**AIM OF THE TASK:** Could the lines from the start of the data through the line with "-- (axis cs:1181,630);" be set down exactly, with no pictures among them?

**DATA SUPPLIED:**
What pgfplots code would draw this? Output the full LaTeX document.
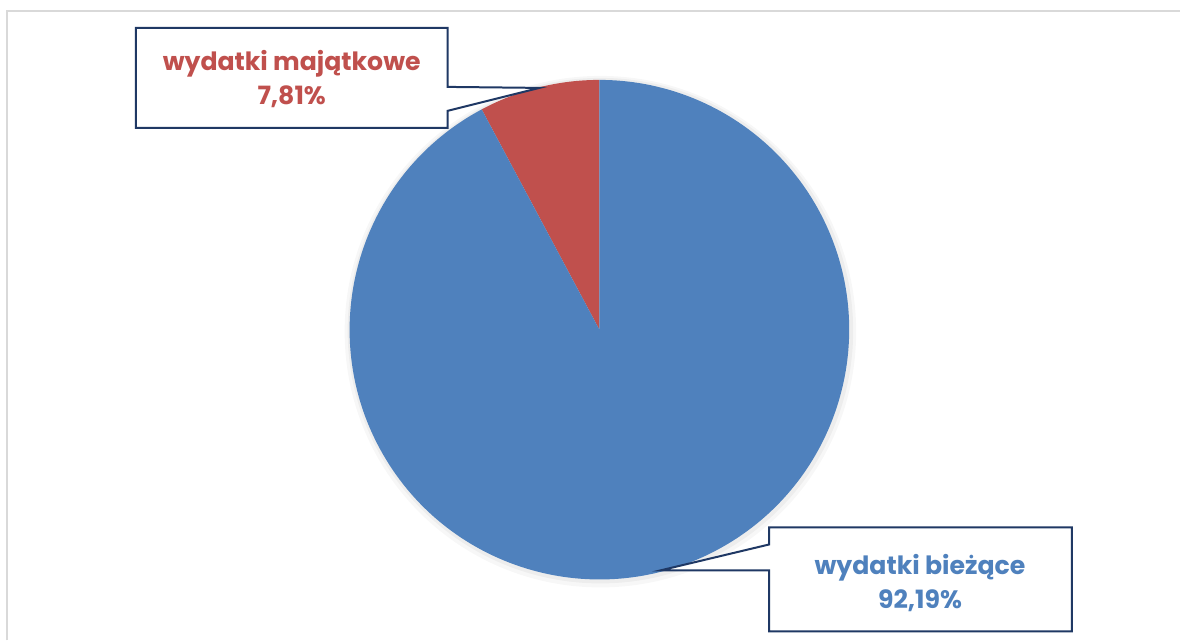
\documentclass[border=0pt]{standalone}
\usepackage{pgfplots}
\pgfplotsset{compat=1.18}
\usepackage{fontspec}
\setmainfont{Poppins}

\definecolor{serieblue}{HTML}{4F81BD}
\definecolor{seriered}{HTML}{C0504D}
\definecolor{boxnavy}{HTML}{1F3864}
\definecolor{framegray}{HTML}{D9D9D9}

% shares in percent
\def\valCurrent{92.19}
\def\valAsset{7.81}

\begin{document}
\begin{tikzpicture}
\begin{axis}[
  x=0.5pt, y=0.5pt,
  xmin=0, xmax=1181, ymin=0, ymax=641,
  hide axis, clip=false,
  anchor=origin, at={(0,0)},
]
  % frame
  \draw[framegray, line width=1.2pt] (axis cs:7,0) -- (axis cs:7,630) -- (axis cs:1181,630);

  % pie, centre (600,311), radius 250 px = 125pt
  \pgfmathsetmacro{\angA}{90+\valAsset*3.6}
  \fill[black, opacity=0.03] (axis cs:601,309) circle[radius=128pt];
  \fill[black, opacity=0.04] (axis cs:601,310) circle[radius=126.5pt];
  \fill[seriered] (axis cs:600,311) -- ++(90:125pt) arc[start angle=90, end angle=\angA, radius=125pt] -- cycle;
  \fill[serieblue] (axis cs:600,311) -- ++(\angA:125pt) arc[start angle=\angA, end angle=450, radius=125pt] -- cycle;

  % callout: wydatki majatkowe
  \draw[boxnavy, line width=1pt, fill=white]
    (axis cs:136,613) -- (axis cs:448,613) -- (axis cs:448,554) -- (axis cs:540,553)
    -- (axis cs:448,530) -- (axis cs:448,513) -- (axis cs:136,513) -- cycle;
  \node[seriered, font=\fontsize{12.6}{17}\selectfont\bfseries, align=center]
    at (axis cs:292,562) {wydatki majątkowe\\7,81\%};

  % callout: wydatki biezace
  \draw[boxnavy, line width=1pt, fill=white]
    (axis cs:770,113) -- (axis cs:1073,113) -- (axis cs:1073,9) -- (axis cs:770,9)
    -- (axis cs:770,70) -- (axis cs:661,70) -- (axis cs:770,96) -- cycle;
  \node[serieblue, font=\fontsize{12.6}{17}\selectfont\bfseries, align=center]
    at (axis cs:921,57) {wydatki bieżące\\92,19\%};
\end{axis}
\useasboundingbox (0,0) rectangle (590.5pt,320.5pt);
\end{tikzpicture}
\end{document}
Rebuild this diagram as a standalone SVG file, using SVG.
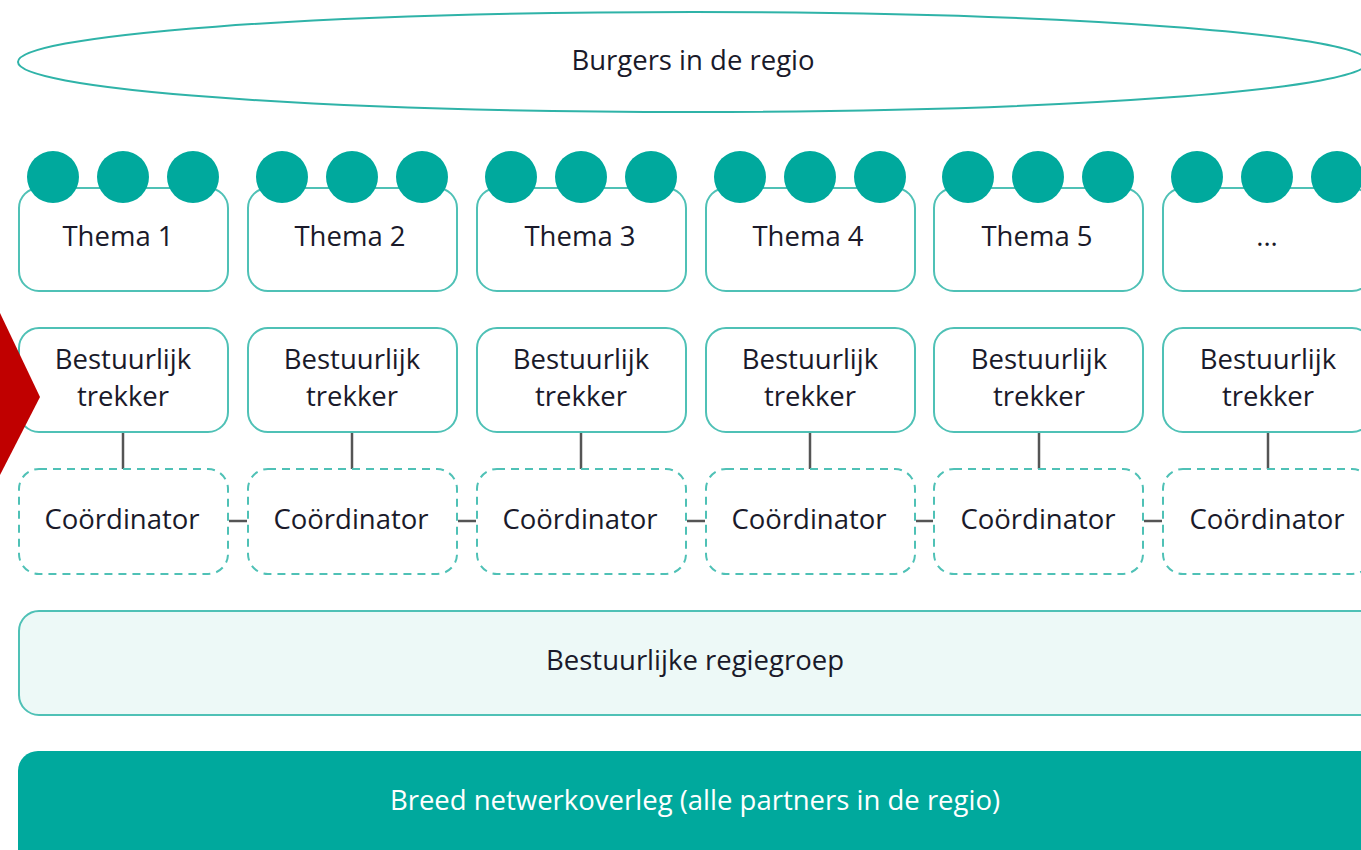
<svg xmlns="http://www.w3.org/2000/svg" width="1361" height="850" viewBox="0 0 1361 850">
<style>
.t{font-family:"Open Sans","Liberation Sans",sans-serif;font-size:27.5px;font-weight:500;fill:#1a1a2a;text-anchor:middle}
.box{fill:#fff;stroke:#4fc1b6;stroke-width:2}
.dbox{fill:#fff;stroke:#4fc1b6;stroke-width:2;stroke-dasharray:8 6}
.dot{fill:#00a99d}
.con{stroke:#555;stroke-width:2.5;fill:none}
</style>
<defs>
<g id="dots"><circle class="dot" cx="34" cy="-11" r="26"/><circle class="dot" cx="104" cy="-11" r="26"/><circle class="dot" cx="174" cy="-11" r="26"/></g>
</defs>
<g id="burgers"><ellipse cx="693" cy="62" rx="675" ry="50" fill="#fff" stroke="#2fb3a8" stroke-width="2"/><text class="t" x="693" y="70">Burgers in de regio</text></g>
<g id="themas">
<g id="thema1"><rect class="box" x="19" y="188" width="209" height="103" rx="20"/><use href="#dots" transform="translate(19,188)"/><text class="t" x="118" y="246">Thema 1</text></g>
<g id="thema2"><rect class="box" x="248" y="188" width="209" height="103" rx="20"/><use href="#dots" transform="translate(248,188)"/><text class="t" x="350" y="246">Thema 2</text></g>
<g id="thema3"><rect class="box" x="477" y="188" width="209" height="103" rx="20"/><use href="#dots" transform="translate(477,188)"/><text class="t" x="580" y="246">Thema 3</text></g>
<g id="thema4"><rect class="box" x="706" y="188" width="209" height="103" rx="20"/><use href="#dots" transform="translate(706,188)"/><text class="t" x="808" y="246">Thema 4</text></g>
<g id="thema5"><rect class="box" x="934" y="188" width="209" height="103" rx="20"/><use href="#dots" transform="translate(934,188)"/><text class="t" x="1037" y="246">Thema 5</text></g>
<g id="thema6"><rect class="box" x="1163" y="188" width="209" height="103" rx="20"/><use href="#dots" transform="translate(1163,188)"/><text class="t" x="1267" y="246">...</text></g>
</g>
<g id="connectors">
<line class="con" x1="123" y1="433" x2="123" y2="469"/>
<line class="con" x1="352" y1="433" x2="352" y2="469"/>
<line class="con" x1="581" y1="433" x2="581" y2="469"/>
<line class="con" x1="810" y1="433" x2="810" y2="469"/>
<line class="con" x1="1039" y1="433" x2="1039" y2="469"/>
<line class="con" x1="1268" y1="433" x2="1268" y2="469"/>
<line class="con" x1="229" y1="521" x2="247" y2="521"/>
<line class="con" x1="458" y1="521" x2="476" y2="521"/>
<line class="con" x1="687" y1="521" x2="705" y2="521"/>
<line class="con" x1="916" y1="521" x2="933" y2="521"/>
<line class="con" x1="1144" y1="521" x2="1162" y2="521"/>
</g>
<g id="trekkers">
<g id="trekker1"><rect class="box" x="19" y="328" width="209" height="104" rx="20"/><text class="t" x="123" y="369">Bestuurlijk</text><text class="t" x="123" y="406">trekker</text></g>
<g id="trekker2"><rect class="box" x="248" y="328" width="209" height="104" rx="20"/><text class="t" x="352" y="369">Bestuurlijk</text><text class="t" x="352" y="406">trekker</text></g>
<g id="trekker3"><rect class="box" x="477" y="328" width="209" height="104" rx="20"/><text class="t" x="581" y="369">Bestuurlijk</text><text class="t" x="581" y="406">trekker</text></g>
<g id="trekker4"><rect class="box" x="706" y="328" width="209" height="104" rx="20"/><text class="t" x="810" y="369">Bestuurlijk</text><text class="t" x="810" y="406">trekker</text></g>
<g id="trekker5"><rect class="box" x="934" y="328" width="209" height="104" rx="20"/><text class="t" x="1039" y="369">Bestuurlijk</text><text class="t" x="1039" y="406">trekker</text></g>
<g id="trekker6"><rect class="box" x="1163" y="328" width="209" height="104" rx="20"/><text class="t" x="1268" y="369">Bestuurlijk</text><text class="t" x="1268" y="406">trekker</text></g>
</g>
<g id="coordinators">
<g id="coord1"><rect class="dbox" x="19" y="469" width="209" height="105" rx="20"/><text class="t" x="122" y="529">Coördinator</text></g>
<g id="coord2"><rect class="dbox" x="248" y="469" width="209" height="105" rx="20"/><text class="t" x="351" y="529">Coördinator</text></g>
<g id="coord3"><rect class="dbox" x="477" y="469" width="209" height="105" rx="20"/><text class="t" x="580" y="529">Coördinator</text></g>
<g id="coord4"><rect class="dbox" x="706" y="469" width="209" height="105" rx="20"/><text class="t" x="809" y="529">Coördinator</text></g>
<g id="coord5"><rect class="dbox" x="934" y="469" width="209" height="105" rx="20"/><text class="t" x="1038" y="529">Coördinator</text></g>
<g id="coord6"><rect class="dbox" x="1163" y="469" width="209" height="105" rx="20"/><text class="t" x="1267" y="529">Coördinator</text></g>
</g>
<g id="regiegroep"><rect x="19" y="611" width="1370" height="104" rx="20" fill="#edf9f7" stroke="#4fc1b6" stroke-width="2"/><text class="t" x="695" y="670">Bestuurlijke regiegroep</text></g>
<g id="netwerk"><rect x="18" y="751" width="1370" height="130" rx="20" fill="#00a99d"/><text class="t" x="695" y="810" style="fill:#fff;font-weight:400">Breed netwerkoverleg (alle partners in de regio)</text></g>
<g id="pijl"><polygon points="0,313 40,397 0,475" fill="#c00000"/></g>
</svg>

**TASK RESPONSE:**
What pgfplots code would draw this? Output the full LaTeX document.
\documentclass[border=0pt]{standalone}
\usepackage{pgfplots}
\pgfplotsset{compat=1.18}
\usepackage{fontspec}
\setmainfont{Poppins}

\definecolor{serieblue}{HTML}{4F81BD}
\definecolor{seriered}{HTML}{C0504D}
\definecolor{boxnavy}{HTML}{1F3864}
\definecolor{framegray}{HTML}{D9D9D9}

% shares in percent
\def\valCurrent{92.19}
\def\valAsset{7.81}

\begin{document}
\begin{tikzpicture}
\begin{axis}[
  x=0.5pt, y=0.5pt,
  xmin=0, xmax=1181, ymin=0, ymax=641,
  hide axis, clip=false,
  anchor=origin, at={(0,0)},
]
  % frame
  \draw[framegray, line width=1.2pt] (axis cs:7,0) -- (axis cs:7,630) -- (axis cs:1181,630);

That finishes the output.